CHÂTEAU LA CROIX DE PEZ 2014  Saint-Estèphe         Johnny
Nose is quite hard with  later fruit and forest-floor flavours. Palate is dry with a red fruit line tannis and some acidity… A little young ( 2 or 3 years?) but very good…

Bovale is the grape in this clearly Italianate wine from Sardinia!  This is a bit confusing as Bovale Grande is Mazuelo/Carignan, whereas this wine is Bovale Piccolo which is Graciano. Both varieties came to Sardinia from Spain and here the wine has clearly an Italian accent – oily, warm plum and liquotice nose and a palate with firm tannin and a dried prune note: drying, satisfying and structured – very good!

L’AURA DE CAMBON MARGAUX 2016          Sue
This has a clear Cabernet flavour profile, but is much softer than that suggests – and in fact is a 50:50 blend with Merlot. Replanted in 2006 this is quite luscious with a classy Margaux profile. Definitely modern in style – but very well done.

TRAMINER  SPÄTLESE 2015 (Winebau Wartha)  Burgenland Austria                  Farewell Wine   
A very sweet fruit and honeyed wine with a dash of acidity. Just pleasure with cheese or dessert….

An interesting evening where I liked every wine – an uncommon occurrence. Thanks to all and especially Sue.

À Bientôt

On Monday 5th August Kim showed the WING Tutored Tasting Group wines from Valpolicella.

Valpolicella is a Demoninazione in the Verona region of the Veneto in N. E. Italy. The area is about 70-100 kms West of Venice, and forms an arc of about 15kms radius North and North East of the lovely town of Verona. So its eastern border is with the Soave wine region.

Italia & Valpo redux.jpg
The area produces getting on for 80 million bottles a year in four styles, of which Kim showed a pair of each of the three most common.

Grapes for Valpolicella centre upon the Corvina, and to a lesser extent its cousin Corvinone. Recent regulations require 45% – 90% Corvina of which up to half can be Corvinone, so the regulations recognise the latter grape but only does so as a “version” of the former. Rondinella is the other main grape which can comprise 5% – 30%. Together Corina/Corvinone & Rondinella must make up 75% of the grapes. Other grapes which can make up to 25% (but rarely exceed 10% in better examples) include Molinara (which used to be compulsory); Oseleta; Dindarella; Rossignola and Negrara. “Other” in most cases below are varying amounts of these last 4.

Wine labelled as simply “Valpolicella”, “Valpolicella Classico” or “Valpolicella Superiore” are made as any other wine.

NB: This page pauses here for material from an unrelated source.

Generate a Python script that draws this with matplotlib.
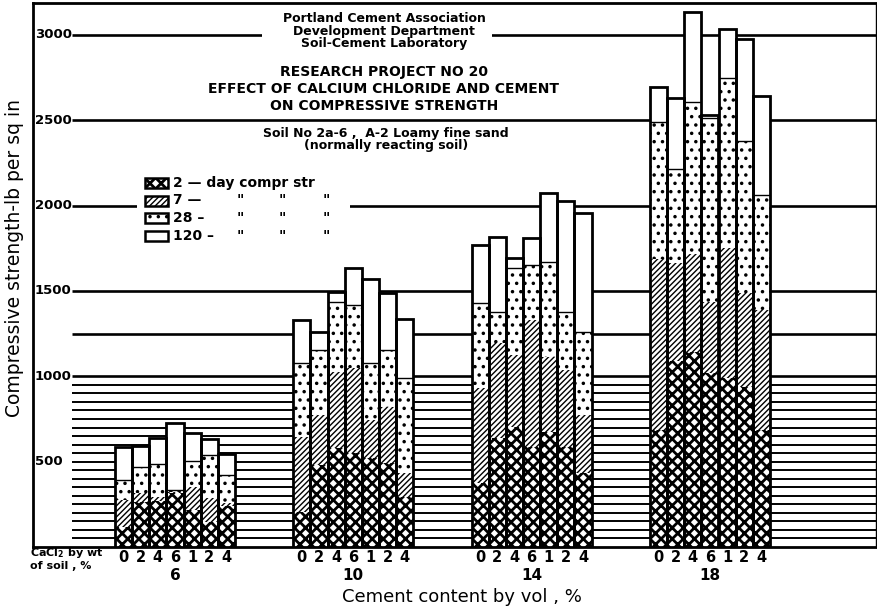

Until early in this century the only other wines of note were made by drying the grapes for at least 2 but commonly 4 months after harvest and crushing the resulting dried grapes. This allows a potential alcohol of getting on for 16%. Most of the wine is fermented to dryness, emphasising the bitterness in the dried skin and labelled “Amarone della Valpolicella”. A small proportion of these wines have fermentation stopped at normal alcohol levels leaving substantial unfermented sugar and yielding Recioto, an impressive sweet wine – at impressive prices unfortunately; a sort of cherry-port wine with normal alcohol levels and some acidity.

Recently winemakers have taken to adding the lees (or “pomace”) of the Amarone or Recioto to the younger normal wine – as it were: re-passing over the lees and imparting some of the dried grape flavours. This is called Ripasso and now is the most common form of Valpolicella.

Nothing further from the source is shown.